## Provided data
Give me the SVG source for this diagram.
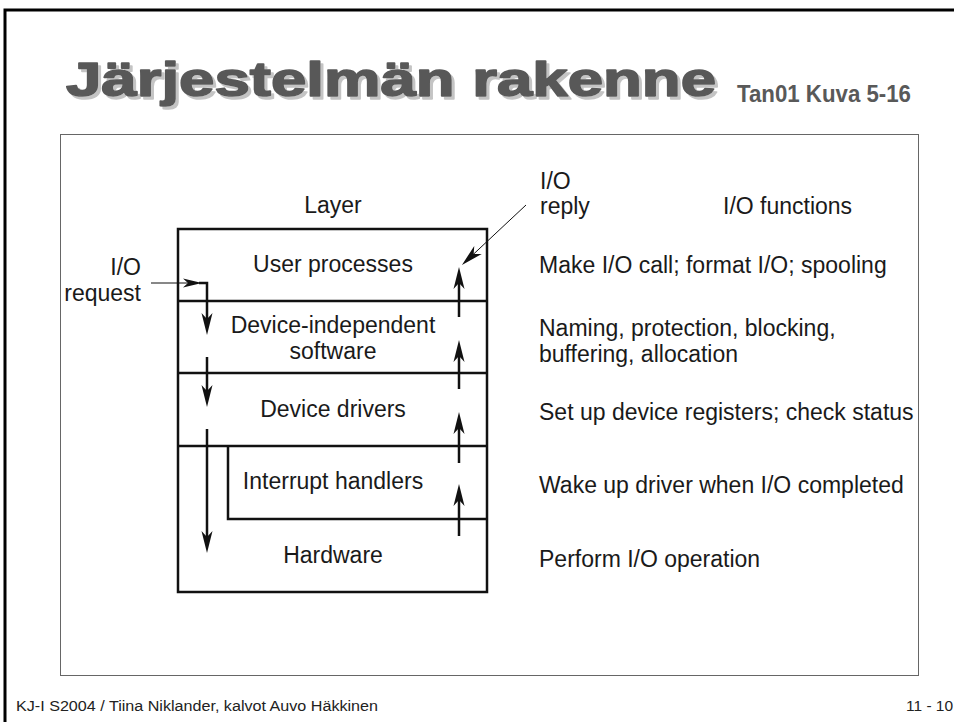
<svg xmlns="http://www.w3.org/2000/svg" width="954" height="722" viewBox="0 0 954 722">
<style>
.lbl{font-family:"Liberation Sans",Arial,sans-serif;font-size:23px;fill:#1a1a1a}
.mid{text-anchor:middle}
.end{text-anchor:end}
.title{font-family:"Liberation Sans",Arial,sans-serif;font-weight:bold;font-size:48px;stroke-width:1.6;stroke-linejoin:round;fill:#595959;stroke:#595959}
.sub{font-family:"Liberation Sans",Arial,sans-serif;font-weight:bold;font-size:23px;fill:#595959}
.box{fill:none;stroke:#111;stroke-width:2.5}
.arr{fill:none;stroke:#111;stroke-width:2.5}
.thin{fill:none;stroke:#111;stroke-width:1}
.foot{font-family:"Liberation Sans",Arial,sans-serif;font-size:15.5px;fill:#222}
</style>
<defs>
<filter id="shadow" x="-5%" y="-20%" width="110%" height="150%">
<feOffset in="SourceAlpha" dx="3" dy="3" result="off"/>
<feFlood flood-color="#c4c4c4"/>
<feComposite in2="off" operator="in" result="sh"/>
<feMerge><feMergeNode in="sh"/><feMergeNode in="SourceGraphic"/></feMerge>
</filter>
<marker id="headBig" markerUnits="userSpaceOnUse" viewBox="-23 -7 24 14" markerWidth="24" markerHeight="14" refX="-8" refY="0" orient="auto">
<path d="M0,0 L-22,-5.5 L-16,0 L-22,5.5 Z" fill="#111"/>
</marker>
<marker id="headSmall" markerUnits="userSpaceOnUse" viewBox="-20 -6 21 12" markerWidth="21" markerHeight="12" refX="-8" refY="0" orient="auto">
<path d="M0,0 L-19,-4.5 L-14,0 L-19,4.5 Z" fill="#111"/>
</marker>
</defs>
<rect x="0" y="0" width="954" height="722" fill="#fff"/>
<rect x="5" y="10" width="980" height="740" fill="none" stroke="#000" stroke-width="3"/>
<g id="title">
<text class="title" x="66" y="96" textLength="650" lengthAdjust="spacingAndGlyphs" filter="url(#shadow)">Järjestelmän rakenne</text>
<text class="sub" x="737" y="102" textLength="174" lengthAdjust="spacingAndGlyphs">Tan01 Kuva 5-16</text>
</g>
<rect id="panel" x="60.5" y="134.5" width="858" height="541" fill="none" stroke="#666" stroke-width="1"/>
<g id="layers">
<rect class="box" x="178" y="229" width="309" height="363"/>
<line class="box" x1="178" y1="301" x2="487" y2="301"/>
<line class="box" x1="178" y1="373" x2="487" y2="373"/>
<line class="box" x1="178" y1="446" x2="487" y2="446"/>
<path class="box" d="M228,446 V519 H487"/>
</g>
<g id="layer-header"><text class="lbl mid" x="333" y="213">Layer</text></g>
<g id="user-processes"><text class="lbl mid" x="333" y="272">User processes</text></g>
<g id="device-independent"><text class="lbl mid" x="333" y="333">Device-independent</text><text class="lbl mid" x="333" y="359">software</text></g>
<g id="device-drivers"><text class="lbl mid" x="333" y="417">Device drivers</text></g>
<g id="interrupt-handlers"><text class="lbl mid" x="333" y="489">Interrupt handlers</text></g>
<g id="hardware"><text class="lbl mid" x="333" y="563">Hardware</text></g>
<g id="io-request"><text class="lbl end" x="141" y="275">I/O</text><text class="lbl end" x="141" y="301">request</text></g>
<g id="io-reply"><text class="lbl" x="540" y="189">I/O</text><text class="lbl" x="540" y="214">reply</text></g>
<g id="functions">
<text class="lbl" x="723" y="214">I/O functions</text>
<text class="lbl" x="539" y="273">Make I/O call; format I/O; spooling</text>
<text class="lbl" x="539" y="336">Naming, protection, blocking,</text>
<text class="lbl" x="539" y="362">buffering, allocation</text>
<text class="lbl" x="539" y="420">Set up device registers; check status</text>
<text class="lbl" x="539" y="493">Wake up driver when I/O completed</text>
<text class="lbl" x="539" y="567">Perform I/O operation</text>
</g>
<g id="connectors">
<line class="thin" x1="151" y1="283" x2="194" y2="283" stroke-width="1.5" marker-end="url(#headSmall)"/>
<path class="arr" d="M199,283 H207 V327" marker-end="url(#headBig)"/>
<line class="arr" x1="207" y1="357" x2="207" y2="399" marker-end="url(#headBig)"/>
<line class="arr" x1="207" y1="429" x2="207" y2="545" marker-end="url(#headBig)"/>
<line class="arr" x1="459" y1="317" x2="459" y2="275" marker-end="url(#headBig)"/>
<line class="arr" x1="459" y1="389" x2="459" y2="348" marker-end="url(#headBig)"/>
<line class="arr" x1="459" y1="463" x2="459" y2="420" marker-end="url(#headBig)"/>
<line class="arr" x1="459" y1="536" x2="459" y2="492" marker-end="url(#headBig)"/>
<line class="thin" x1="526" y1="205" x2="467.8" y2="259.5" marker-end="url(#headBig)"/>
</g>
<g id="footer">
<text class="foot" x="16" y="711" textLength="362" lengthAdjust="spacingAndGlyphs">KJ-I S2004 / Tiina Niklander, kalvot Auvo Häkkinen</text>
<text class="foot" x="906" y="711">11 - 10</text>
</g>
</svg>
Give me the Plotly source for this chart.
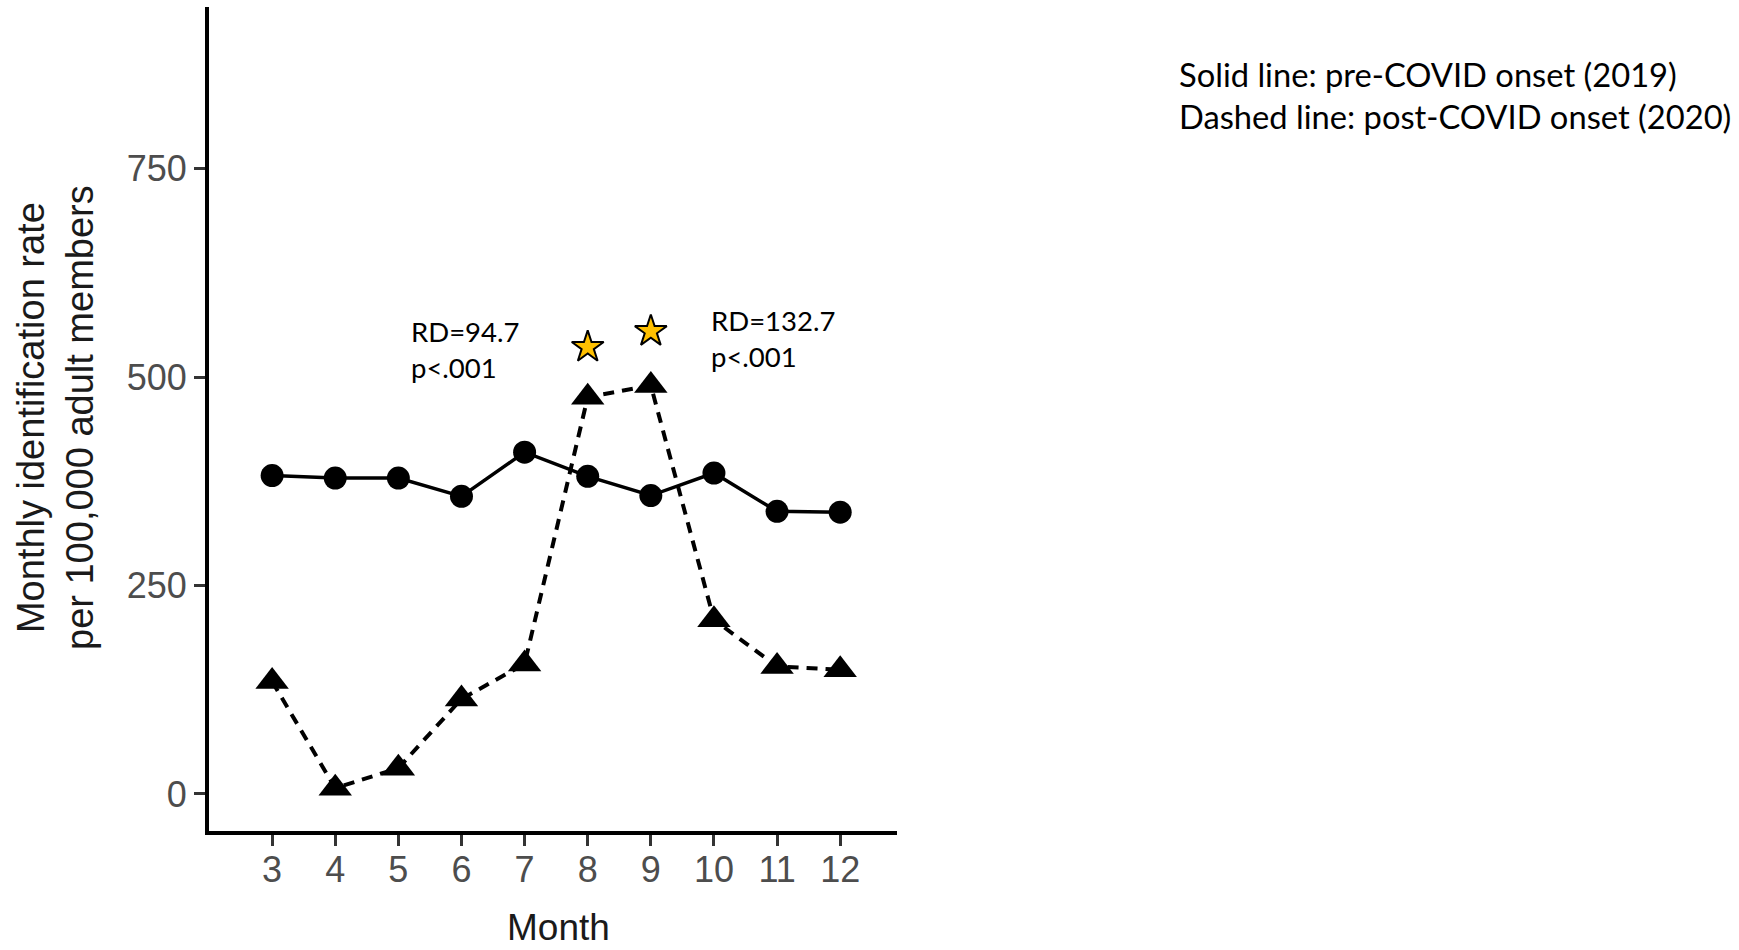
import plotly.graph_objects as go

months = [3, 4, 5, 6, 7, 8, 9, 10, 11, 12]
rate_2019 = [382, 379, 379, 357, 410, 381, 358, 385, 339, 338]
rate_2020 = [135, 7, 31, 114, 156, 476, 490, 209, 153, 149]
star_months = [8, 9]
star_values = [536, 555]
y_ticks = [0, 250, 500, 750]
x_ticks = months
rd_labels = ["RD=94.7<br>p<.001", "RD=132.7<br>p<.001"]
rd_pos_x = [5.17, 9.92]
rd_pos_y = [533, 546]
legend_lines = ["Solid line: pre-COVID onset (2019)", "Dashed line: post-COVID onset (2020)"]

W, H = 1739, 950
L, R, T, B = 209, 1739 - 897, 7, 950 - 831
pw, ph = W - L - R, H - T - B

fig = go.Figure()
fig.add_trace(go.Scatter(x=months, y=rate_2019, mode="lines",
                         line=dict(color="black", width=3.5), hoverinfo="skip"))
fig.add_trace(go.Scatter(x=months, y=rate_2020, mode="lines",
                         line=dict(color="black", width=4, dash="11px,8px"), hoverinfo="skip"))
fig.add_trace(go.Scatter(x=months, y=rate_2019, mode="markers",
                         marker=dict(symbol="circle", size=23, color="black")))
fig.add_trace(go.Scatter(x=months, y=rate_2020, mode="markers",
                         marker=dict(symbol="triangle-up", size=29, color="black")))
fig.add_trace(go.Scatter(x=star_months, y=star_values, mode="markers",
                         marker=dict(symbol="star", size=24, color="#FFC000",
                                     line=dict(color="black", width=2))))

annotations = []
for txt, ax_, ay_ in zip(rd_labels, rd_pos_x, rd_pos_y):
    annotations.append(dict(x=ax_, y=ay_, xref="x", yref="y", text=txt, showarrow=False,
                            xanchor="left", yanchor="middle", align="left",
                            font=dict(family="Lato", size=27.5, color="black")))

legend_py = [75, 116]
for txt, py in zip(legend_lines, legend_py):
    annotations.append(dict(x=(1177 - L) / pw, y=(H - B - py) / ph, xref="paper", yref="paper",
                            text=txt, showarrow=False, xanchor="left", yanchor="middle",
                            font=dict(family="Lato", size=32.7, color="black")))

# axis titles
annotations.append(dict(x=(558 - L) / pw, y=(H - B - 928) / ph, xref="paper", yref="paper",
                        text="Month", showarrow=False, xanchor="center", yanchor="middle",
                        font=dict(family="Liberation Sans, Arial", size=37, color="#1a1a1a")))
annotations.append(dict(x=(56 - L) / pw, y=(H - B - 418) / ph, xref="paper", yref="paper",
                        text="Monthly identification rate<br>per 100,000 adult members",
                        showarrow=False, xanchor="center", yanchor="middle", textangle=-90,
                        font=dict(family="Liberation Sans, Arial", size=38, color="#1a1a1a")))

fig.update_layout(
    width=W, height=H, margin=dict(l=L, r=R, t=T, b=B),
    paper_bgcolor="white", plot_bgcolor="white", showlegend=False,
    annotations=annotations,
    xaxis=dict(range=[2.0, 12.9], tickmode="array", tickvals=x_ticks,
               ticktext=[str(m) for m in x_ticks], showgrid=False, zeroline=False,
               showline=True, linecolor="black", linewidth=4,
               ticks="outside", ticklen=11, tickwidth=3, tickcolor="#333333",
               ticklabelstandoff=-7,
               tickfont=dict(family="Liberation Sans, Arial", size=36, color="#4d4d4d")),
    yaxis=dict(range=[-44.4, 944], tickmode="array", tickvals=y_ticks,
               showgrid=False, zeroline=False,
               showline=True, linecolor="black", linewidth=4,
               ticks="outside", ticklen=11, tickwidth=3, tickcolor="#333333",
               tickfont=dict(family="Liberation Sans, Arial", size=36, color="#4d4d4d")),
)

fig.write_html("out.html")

## Goal
Among the records above, locate the line containing "Give me the Plotly source for this chart." and the line containing "import plotly.graph_objects as go", then transcribe exactly the lines starting at the first and ending at the second, with no pictures.

## Exercise result
Give me the Plotly source for this chart.
import plotly.graph_objects as go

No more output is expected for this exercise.